Frankly, if there was a base where I could have a big hanger and a place to live dirt cheap, I’d move there in a heartbeat, but I’m sure I’m in the minority.

Some of the large buildings making up CFB St-Hubert (about 30 minutes south-east of Montreal) have been converted into soundstages for film production.

The city of Concord was all but begging (and they were successful) to put the Concord Naval Weapons Station on the closure list.

The Bay Area as a whole is an area of high demand for housing at high prices. (It’s not terribly uncommon for homes to sell for 20% or more *above * the advertised listing price.) There’s a commuter rail (BART) station about half a mile away.

I just bought a house in a small enclave at the edge of the CNWS. Ground floor <ding> Going up! :slight_smile:

That’s a smart purchase, gotpasswords. Even so, it may take a while to clean CNWS up because some really nasty stuff may have been stored there.

My sister and her family have lived a few miles from there for much of the last 30 years. They always used to say that if there was ever a nuclear war with the then-Soviet Union, at least they would never have to worry about the lingering effects of radiation sickness, since several Soviet ICBMs would have CNWS hard-coded in their guidance systems, and would be in the first wave of any attack or counter-attack. At four miles from Ground Zero, you don’t really have to sweat the fine details of survival. :eek:

And, in a real-estate chain reaction, the old airport became available for a spiff new mixed-use redevelopment, not far from downtown. In the interim, some of the (civillian) airport’s hangars are being used to house Austin Studios, a bustling location for moviemaking here in town. Much of what you see in some Robert Rodriguez films has its origins there.

What’s the status o Governor’s Island in NY Harbor? It’s been closed for, what, 13 years now?

That’s “status of” though I suppose o is a suitable alternative.

It’s only being used for recreation. From http://en.wikipedia.org/wiki/Governor’s_Island:

Ahh… You have confirmed what I considered in another base closing thread:

While reading that thread, I decided to take a look at satellite/aerial photos and found this:

Before:
Navy Nuclear Power School in Orlando as it was (the two “Y” shaped buildings).

After:
Totally unrecognizable empty land, being prepared for jiggs’ McMansions.

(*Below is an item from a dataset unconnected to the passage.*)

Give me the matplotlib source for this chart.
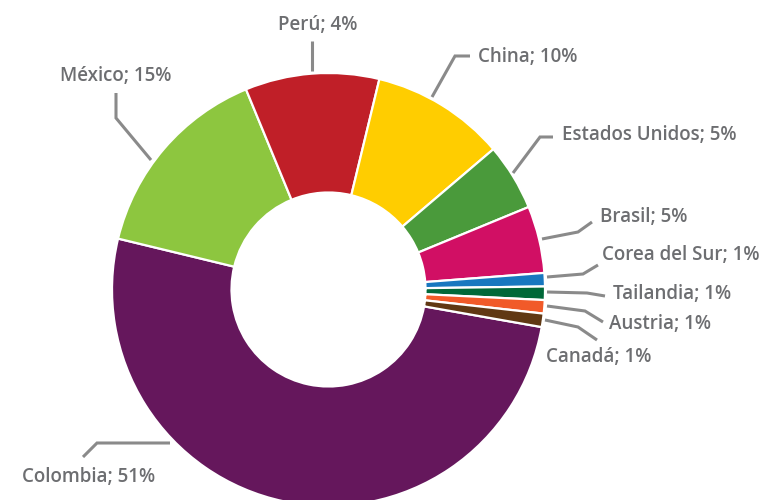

Kind of makes me want to shed a tear – I’m not that old. Hell, they had just finished building that skinny building to the left of the two Ys when I got there – it’s where they had the “pre school” where you got up to speed on math and physics before getting into the good stuff.

It’s like finding out that they tore down your high school :frowning:

Oh man as a one time nuc, and having gone to boot camp in Orlando that bums me out too.

I also spent time in Philadelphia at the shipyards. I know that the one end of the base with the huge drydocks (big enough for an aircraft carrier) was sold and is in operation as a private shipyard.

Not positive but from what I heard there is still a roundy round going with what to do with the rest of the base along prime waterfront property. I remember that there was some toxic messes to be attened to that nobody wants to pay for. And every body has a different idea for what to do with the land and so nobody can get anything done.